***** STORED DATA

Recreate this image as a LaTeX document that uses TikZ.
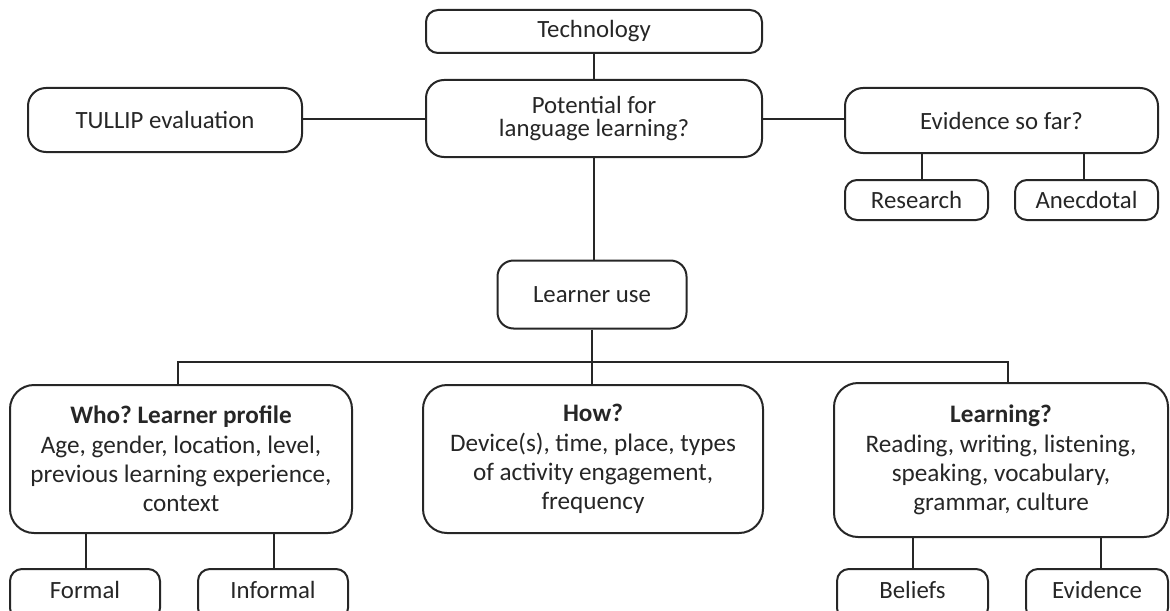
\documentclass[tikz,border=0pt]{standalone}
\usepackage{fontspec}
\setmainfont{Carlito}
\frenchspacing
\begin{document}
\begin{tikzpicture}[x=0.5pt,y=-0.5pt,
  box/.style={draw=black!85, line width=1pt, rounded corners=#1, inner sep=0pt,
    align=center, font=\fontsize{12.4}{12.8}\selectfont, text=black!85},
  box/.default=6pt,
  big/.style={box=12pt, font=\fontsize{12.6}{14.6}\selectfont},
  link/.style={draw=black!85, line width=1pt}]
\useasboundingbox (0,0) rectangle (1170,610);

% top row
\node[box, minimum width=168pt, minimum height=21.5pt] (tech) at (594,31.5) {Technology};
\node[box=9pt, minimum width=168pt, minimum height=38.5pt] (pot) at (594,118.5) {\raisebox{-2pt}{\shortstack{Potential for\\language learning?}}};
\node[box=9pt, minimum width=137pt, minimum height=32pt] (tullip) at (165,120) {TULLIP evaluation};
\node[box=9pt, minimum width=156.5pt, minimum height=32.5pt] (evid) at (1001.5,120.5) {Evidence so far?};
\node[box, minimum width=71.5pt, minimum height=20pt] (research) at (916.5,200) {Research};
\node[box, minimum width=71.5pt, minimum height=20pt] (anec) at (1086.5,200) {Anecdotal};

% middle
\node[box=8pt, minimum width=94.5pt, minimum height=34pt] (learner) at (592,294.5) {Learner use};

% lower row
\node[big, minimum width=171pt, minimum height=74pt] (who) at (181,459)
  {\textbf{Who? Learner profile}\\Age, gender, location, level,\\previous learning experience,\\context};
\node[big, minimum width=170pt, minimum height=74pt] (how) at (593,459)
  {\textbf{How?}\\Device(s), time, place, types\\of activity engagement,\\frequency};
\node[big, minimum width=167pt, minimum height=77pt] (learning) at (1001,460)
  {\textbf{Learning?}\\Reading, writing, listening,\\speaking, vocabulary,\\grammar, culture};

% bottom row (runs past the lower edge)
\node[box, minimum width=75pt, minimum height=25.5pt] (formal) at (85,594.5) {\raisebox{5pt}{Formal}};
\node[box, minimum width=75pt, minimum height=25.5pt] (informal) at (273,594.5) {\raisebox{5pt}{Informal}};
\node[box, minimum width=75.5pt, minimum height=25.5pt] (beliefs) at (912.5,594.5) {\raisebox{5pt}{Beliefs}};
\node[box, minimum width=71pt, minimum height=25.5pt] (evidence) at (1097,594.5) {\raisebox{5pt}{Evidence}};

% connectors
\draw[link] (tech) -- (pot);
\draw[link] (tullip.east |- pot.west) -- (pot.west);
\draw[link] (pot.east) -- (evid.west |- pot.east);
\draw[link] ([xshift=2.75pt]research.north) -- ([xshift=2.75pt]research.north |- evid.south);
\draw[link] ([xshift=-1.25pt]anec.north) -- ([xshift=-1.25pt]anec.north |- evid.south);
\draw[link] (pot.south) -- (pot.south |- learner.north);
\coordinate (busL) at (178,362);
\coordinate (busR) at (1008,362);
\draw[link] (learner.south) -- (learner.south |- how.north);
\draw[link] (busL |- who.north) -- (busL) -- (busR) -- (busR |- learning.north);
\draw[link] ([xshift=0.5pt]formal.north) -- ([xshift=0.5pt]formal.north |- who.south);
\draw[link] ([xshift=0.5pt]informal.north) -- ([xshift=0.5pt]informal.north |- who.south);
\draw[link] (beliefs.north) -- (beliefs.north |- learning.south);
\draw[link] ([xshift=2pt]evidence.north) -- ([xshift=2pt]evidence.north |- learning.south);
\end{tikzpicture}
\end{document}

**********

TASK TO COMPLETE
Return the listing above unchanged, apart from dropping its pictures.

SOLUTION TO THIS EXERCISE
Recreate this image as a LaTeX document that uses TikZ.
\documentclass[tikz,border=0pt]{standalone}
\usepackage{fontspec}
\setmainfont{Carlito}
\frenchspacing
\begin{document}
\begin{tikzpicture}[x=0.5pt,y=-0.5pt,
  box/.style={draw=black!85, line width=1pt, rounded corners=#1, inner sep=0pt,
    align=center, font=\fontsize{12.4}{12.8}\selectfont, text=black!85},
  box/.default=6pt,
  big/.style={box=12pt, font=\fontsize{12.6}{14.6}\selectfont},
  link/.style={draw=black!85, line width=1pt}]
\useasboundingbox (0,0) rectangle (1170,610);

% top row
\node[box, minimum width=168pt, minimum height=21.5pt] (tech) at (594,31.5) {Technology};
\node[box=9pt, minimum width=168pt, minimum height=38.5pt] (pot) at (594,118.5) {\raisebox{-2pt}{\shortstack{Potential for\\language learning?}}};
\node[box=9pt, minimum width=137pt, minimum height=32pt] (tullip) at (165,120) {TULLIP evaluation};
\node[box=9pt, minimum width=156.5pt, minimum height=32.5pt] (evid) at (1001.5,120.5) {Evidence so far?};
\node[box, minimum width=71.5pt, minimum height=20pt] (research) at (916.5,200) {Research};
\node[box, minimum width=71.5pt, minimum height=20pt] (anec) at (1086.5,200) {Anecdotal};

% middle
\node[box=8pt, minimum width=94.5pt, minimum height=34pt] (learner) at (592,294.5) {Learner use};

% lower row
\node[big, minimum width=171pt, minimum height=74pt] (who) at (181,459)
  {\textbf{Who? Learner profile}\\Age, gender, location, level,\\previous learning experience,\\context};
\node[big, minimum width=170pt, minimum height=74pt] (how) at (593,459)
  {\textbf{How?}\\Device(s), time, place, types\\of activity engagement,\\frequency};
\node[big, minimum width=167pt, minimum height=77pt] (learning) at (1001,460)
  {\textbf{Learning?}\\Reading, writing, listening,\\speaking, vocabulary,\\grammar, culture};

% bottom row (runs past the lower edge)
\node[box, minimum width=75pt, minimum height=25.5pt] (formal) at (85,594.5) {\raisebox{5pt}{Formal}};
\node[box, minimum width=75pt, minimum height=25.5pt] (informal) at (273,594.5) {\raisebox{5pt}{Informal}};
\node[box, minimum width=75.5pt, minimum height=25.5pt] (beliefs) at (912.5,594.5) {\raisebox{5pt}{Beliefs}};
\node[box, minimum width=71pt, minimum height=25.5pt] (evidence) at (1097,594.5) {\raisebox{5pt}{Evidence}};

% connectors
\draw[link] (tech) -- (pot);
\draw[link] (tullip.east |- pot.west) -- (pot.west);
\draw[link] (pot.east) -- (evid.west |- pot.east);
\draw[link] ([xshift=2.75pt]research.north) -- ([xshift=2.75pt]research.north |- evid.south);
\draw[link] ([xshift=-1.25pt]anec.north) -- ([xshift=-1.25pt]anec.north |- evid.south);
\draw[link] (pot.south) -- (pot.south |- learner.north);
\coordinate (busL) at (178,362);
\coordinate (busR) at (1008,362);
\draw[link] (learner.south) -- (learner.south |- how.north);
\draw[link] (busL |- who.north) -- (busL) -- (busR) -- (busR |- learning.north);
\draw[link] ([xshift=0.5pt]formal.north) -- ([xshift=0.5pt]formal.north |- who.south);
\draw[link] ([xshift=0.5pt]informal.north) -- ([xshift=0.5pt]informal.north |- who.south);
\draw[link] (beliefs.north) -- (beliefs.north |- learning.south);
\draw[link] ([xshift=2pt]evidence.north) -- ([xshift=2pt]evidence.north |- learning.south);
\end{tikzpicture}
\end{document}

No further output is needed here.